The list went on and on.

I thought, “Wow. Who is this guy?” I knew it was me but wasn’t she going too far?

No. She pointed out that each and every item was absolutely true, accurate, and legit.

Boom. It hit me. She was right and I learned to not undervalue or under-express my talents and abilities.

You are not serving potential clients and employers by holding back and you are certainly not serving yourself. Going after a job or whatever is not the time to be timid.

All you’re doing is telling the truth

Many of us don’t want to come off as boisterous, braggadocio, or self-aggrandizing. Absolutely you want to avoid that (you’re also being judged on what you will be like to work with).

But if you’ve got it, flaunt it. You are not serving potential clients and employers by holding back and you are certainly not serving yourself. Going after a job or whatever is not the time to be timid.

In fact, what you’re being is truthful.

If you believe you are potentially the right person for the job or project, then prove it and project the confidence in your abilities that employers desire.

It is also critical to assign value to those skills, talents, and experience. What is the value and benefit to that employer given their needs and challenges?  Do not ever assume the receiver of your information is going to connect the dots. Odds are they won’t.

Once you have done your self-assessment, gut-check it. Are you indeed overstating it or is it a little uncomfortable because you have been understating it? If it’s a little uncomfortable but nevertheless true, it’s a sign you’re getting there.

Focus on the positives and elevate them in your mind and expressions to the point where you start to feel a little bit like you’re overstating it. When you feel that, you know you’re on the right track.

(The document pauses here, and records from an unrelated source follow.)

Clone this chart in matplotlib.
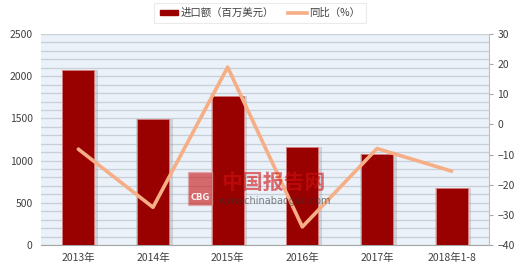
import numpy as np
import matplotlib.pyplot as plt
from matplotlib.patches import Rectangle

plt.rcParams['font.family'] = ['Noto Sans CJK SC', 'DejaVu Sans']

years = ['2013年', '2014年', '2015年', '2016年', '2017年', '2018年1-8']
imports = [2070, 1490, 1770, 1160, 1080, 680]
yoy = [-8.2, -27.5, 19, -34, -8, -15.5]

bar_color = '#990000'
line_color = '#F5AE86'
grid_color = '#C9CFD6'
text_color = '#404040'

fig = plt.figure(figsize=(5.2, 2.73), dpi=100)
ax = fig.add_axes([41 / 520, 28 / 273, 448 / 520, 211 / 273])
ax.set_facecolor('#EAF1F8')

x = np.arange(len(years))
w = 0.43
# soft shadow behind bars
ax.bar(x + 0.02, imports, width=w + 0.06, color='#9A9A9A', alpha=0.35, zorder=2)
ax.bar(x, imports, width=w, color=bar_color, edgecolor='#D98080', linewidth=0.6, zorder=3)

ax.set_xlim(-0.5, len(years) - 0.5)
ax.set_ylim(0, 2500)
ax.set_yticks(np.arange(0, 2501, 500))
ax.set_yticks(np.arange(0, 2501, 100), minor=True)
ax.grid(axis='y', which='both', color=grid_color, linewidth=0.9, zorder=0)
ax.set_axisbelow(True)
ax.set_xticks(x)
ax.set_xticklabels(years)
ax.tick_params(axis='both', which='both', length=0, labelsize=7.5, colors=text_color, pad=6)
for s in ['top', 'left', 'right']:
    ax.spines[s].set_visible(False)
ax.spines['bottom'].set_color('#A6A6A6')

ax2 = ax.twinx()
ax2.plot(x, yoy, color=line_color, linewidth=2.6, zorder=5, solid_capstyle='round')
ax2.set_ylim(-40, 30)
ax2.set_yticks(np.arange(-40, 31, 10))
ax2.tick_params(axis='y', length=3, color='#A6A6A6', labelsize=7.5, labelcolor=text_color, pad=3)
for s in ['top', 'left', 'bottom']:
    ax2.spines[s].set_visible(False)
ax2.spines['right'].set_color('#BFBFBF')

# watermark
logo = Rectangle((188 / 520, 1 - 205 / 273), 24 / 520, 33 / 273, transform=fig.transFigure,
                 facecolor='#C81010', edgecolor='#E0A0A0', alpha=0.6, zorder=10)
fig.patches.append(logo)
fig.text(200 / 520, 1 - 198 / 273, 'CBG', color='white', fontsize=6, fontweight='bold',
         ha='center', va='center', alpha=0.9, zorder=11, family=['DejaVu Sans'])
fig.text(273 / 520, 1 - 182 / 273, '中国报告网', color='#D01010', alpha=0.6, fontsize=15,
         fontweight='bold', ha='center', va='center', zorder=11)
fig.text(275 / 520, 1 - 201 / 273, 'www.chinabaogao.com', color='#333333', alpha=0.6,
         fontsize=7, ha='center', va='center', zorder=11, family=['DejaVu Sans'])

# legend
h1 = Rectangle((0, 0), 1, 1, color=bar_color)
h2, = ax.plot([], [], color=line_color, linewidth=2.6)
leg = fig.legend([h1, h2], ['进口额（百万美元）', '同比（%）'], loc='center',
                 bbox_to_anchor=(0.5, 0.952), ncol=2, fontsize=7.5, frameon=True,
                 fancybox=False, shadow=False, handlelength=1.8, handleheight=0.5,
                 handletextpad=0.2, columnspacing=1.4, borderpad=0.5)
leg.get_frame().set_edgecolor('#E6E6E6')
leg.get_frame().set_linewidth(0.8)
for t in leg.get_texts():
    t.set_color(text_color)

fig.savefig('out.png', dpi=100)
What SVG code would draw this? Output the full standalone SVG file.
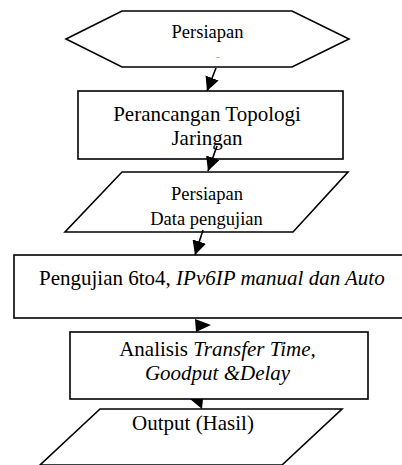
<svg xmlns="http://www.w3.org/2000/svg" width="402" height="465" viewBox="0 0 402 465">
  <style>
    .shape { fill: #ffffff; stroke: #000000; stroke-width: 1.6; }
    .t { font-family: "Liberation Serif", "DejaVu Serif", "Times New Roman", serif; fill: #000000; }
    .main { font-size: 21px; }
    .small { font-size: 18.5px; }
    .it { font-style: italic; }
    .conn { stroke: #000000; stroke-width: 1.6; fill: none; }
  </style>
  <defs>
    <marker id="arrow" markerUnits="userSpaceOnUse" markerWidth="16" markerHeight="16" refX="14" refY="7" orient="auto">
      <path d="M0,0 L14,7 L0,14 Z" fill="#000000"/>
    </marker>
    <clipPath id="clipData">
      <rect x="0" y="0" width="402" height="229"/>
    </clipPath>
  </defs>

  <g id="node-persiapan">
    <polygon class="shape" points="66,39 122,11 292,11 349,39 292,67 122,67"/>
    <text class="t small" x="207.5" y="38" text-anchor="middle">Persiapan</text>
    <text class="t" x="218" y="58" font-size="7" fill="#777777" text-anchor="middle">..</text>
  </g>

  <g id="node-perancangan">
    <rect class="shape" x="78" y="91" width="265" height="68"/>
    <text class="t main" x="207" y="121" text-anchor="middle">Perancangan Topologi</text>
    <text class="t main" x="207" y="145" text-anchor="middle">Jaringan</text>
  </g>

  <g id="node-data">
    <polygon class="shape" points="122,172 348,172 293,232 65,232"/>
    <text class="t small" x="207" y="200" text-anchor="middle">Persiapan</text>
    <text class="t small" x="206.5" y="225" text-anchor="middle" clip-path="url(#clipData)">Data pengujian</text>
  </g>

  <g id="node-pengujian">
    <rect class="shape" x="14" y="255" width="400" height="63"/>
    <text class="t main" x="39" y="285">Pengujian 6to4, <tspan class="it">IPv6IP manual dan Auto</tspan></text>
  </g>

  <g id="node-analisis">
    <rect class="shape" x="70" y="332" width="298" height="67"/>
    <text class="t main" x="217.5" y="356" text-anchor="middle">Analisis <tspan class="it">Transfer Time,</tspan></text>
    <text class="t main it" x="217.5" y="380" text-anchor="middle">Goodput &amp;Delay</text>
  </g>

  <g id="node-output">
    <polygon class="shape" points="100,409 342,409 282,465 40,465"/>
    <text class="t main" x="193" y="430" text-anchor="middle">Output (Hasil)</text>
  </g>

  <g id="connectors">
    <path class="conn" d="M216,68 L207,91" marker-end="url(#arrow)"/>
    <path class="conn" d="M217,146 L208,171" marker-end="url(#arrow)"/>
    <path class="conn" d="M203,230 L195,255" marker-end="url(#arrow)"/>
    <polygon points="195,319 211,325 196,332" fill="#000000"/>
    <polygon points="190,399 203,399 202,409" fill="#000000"/>
  </g>
</svg>
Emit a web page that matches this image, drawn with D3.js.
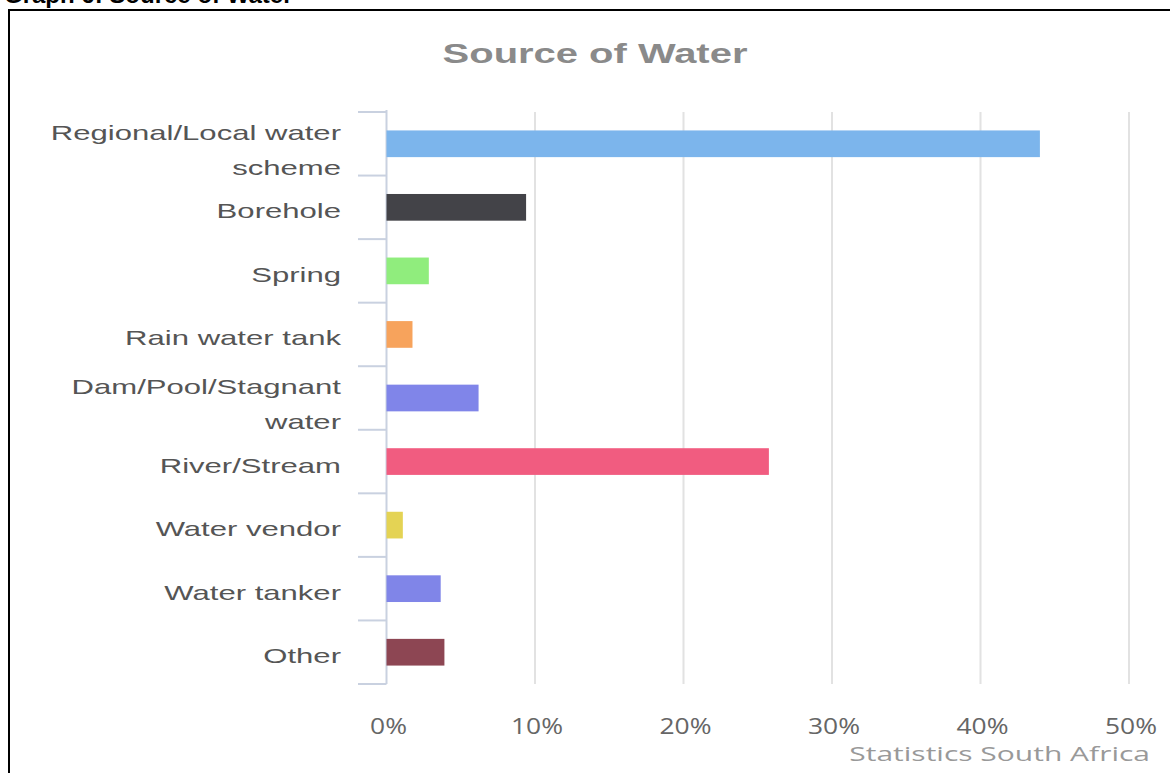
<!DOCTYPE html>
<html>
<head>
<meta charset="utf-8">
<script src="https://cdn.jsdelivr.net/npm/d3@7"></script>
<style>
  html, body { margin: 0; padding: 0; background: #fff; }
  svg { display: block; }
</style>
</head>
<body>
<svg id="chart" width="1170" height="773"></svg>
<script>
// Source of water, share of households (%)
const categories = [
  ["Regional/Local water", "scheme"],
  ["Borehole"],
  ["Spring"],
  ["Rain water tank"],
  ["Dam/Pool/Stagnant", "water"],
  ["River/Stream"],
  ["Water vendor"],
  ["Water tanker"],
  ["Other"]
];
const values = [44.0, 9.4, 2.85, 1.75, 6.2, 25.75, 1.1, 3.65, 3.9];
const colors = ["#7cb5ec", "#434348", "#90ed7d", "#f7a35c", "#8085e9",
                "#f15c80", "#e4d354", "#8085e8", "#8d4653"];
const xTicks = [0, 10, 20, 30, 40, 50];
const xTickLabels = ["0%", "10%", "20%", "30%", "40%", "50%"];
const pageHeading = "Graph 6: Source of Water";
const chartTitle = "Source of Water";
const creditText = "Statistics South Africa";

const svg = d3.select("#chart");
const SX = 1.48; // horizontal stretch of the embedded chart lettering

// horizontally stretched text anchored at (x, y)
function stretchedText(parent, x, y, str, opts) {
  const g = parent.append("g")
    .attr("transform", `translate(${x},${y}) scale(${opts.sx || SX},1)`);
  return g.append("text")
    .attr("x", 0).attr("y", 0)
    .attr("text-anchor", opts.anchor || "start")
    .attr("font-family", opts.family || "'Liberation Sans', Arial, sans-serif")
    .attr("font-size", opts.size)
    .attr("font-weight", opts.weight || "normal")
    .attr("fill", opts.fill || "#555")
    .text(str);
}

// page heading, clipped by the top of the page
svg.append("text")
  .attr("x", 4).attr("y", 3)
  .attr("font-family", "'Liberation Sans', Arial, sans-serif")
  .attr("font-size", 24).attr("font-weight", "bold")
  .attr("fill", "#000")
  .text(pageHeading);

// frame around the figure
svg.append("path")
  .attr("d", "M9,773 L9,10 L1170,10")
  .attr("fill", "none").attr("stroke", "#000").attr("stroke-width", 2);

const x = d3.scaleLinear().domain([0, 50]).range([386.5, 1129]);
const y = d3.scaleBand().domain(d3.range(categories.length)).range([112, 684]).padding(0);
const barH = 26.7;

// vertical grid lines
const grid = svg.append("g");
grid.selectAll("line").data(xTicks.filter(d => d > 0)).join("line")
  .attr("x1", d => x(d)).attr("x2", d => x(d))
  .attr("y1", 112).attr("y2", 684)
  .attr("stroke", "#e2e2e2").attr("stroke-width", 2);

// category axis with ticks at band edges
const axisColor = "#c9d1e0";
svg.append("line")
  .attr("x1", x(0)).attr("x2", x(0))
  .attr("y1", 110).attr("y2", 684)
  .attr("stroke", axisColor).attr("stroke-width", 2);
const edges = d3.range(categories.length + 1).map(i => 112 + i * y.step());
svg.append("g").selectAll("line").data(edges).join("line")
  .attr("x1", 358).attr("x2", x(0))
  .attr("y1", d => d).attr("y2", d => d)
  .attr("stroke", axisColor).attr("stroke-width", 2);

// bars
svg.append("g").selectAll("rect").data(values).join("rect")
  .attr("x", x(0))
  .attr("y", (d, i) => y(i) + y.bandwidth() / 2 - barH / 2)
  .attr("width", d => x(d) - x(0))
  .attr("height", barH)
  .attr("fill", (d, i) => colors[i]);

// category labels
const labelG = svg.append("g");
categories.forEach((lines, i) => {
  const c = y(i) + y.bandwidth() / 2;
  if (lines.length === 1) {
    stretchedText(labelG, 341, c + 11, lines[0], { size: 21, anchor: "end" });
  } else {
    stretchedText(labelG, 341, c - 4, lines[0], { size: 21, anchor: "end" });
    stretchedText(labelG, 341, c + 31.3, lines[1], { size: 21, anchor: "end" });
  }
});

// value axis labels
const xLab = svg.append("g");
xTicks.forEach((t, i) => {
  stretchedText(xLab, x(t) + 2, 734, xTickLabels[i], {
    size: 22, anchor: "middle", sx: 1.2,
    family: "'Open Sans', 'DejaVu Sans', sans-serif", fill: "#666"
  });
});

// title
stretchedText(svg, 595, 63, chartTitle, {
  size: 27, anchor: "middle", weight: "bold", fill: "#8a8a8a"
});

// credits
stretchedText(svg, 1150, 761, creditText, {
  size: 20, anchor: "end", sx: 1.5,
  family: "'Open Sans', 'DejaVu Sans', sans-serif", fill: "#999"
});
</script>
</body>
</html>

Now that you’ve elevated your self-assessment, make sure you apply the value each can bring. Value is the ultimate consideration for anyone hiring someone into a business or as a contract, freelance gig worker.

“Without proper self-evaluation, failure is inevitable.”   – John Wooden 

Finally, you’ll agree. Self-assessment is the #1 factor for your growth and success, and for you, it’s no longer overlooked and misunderstood.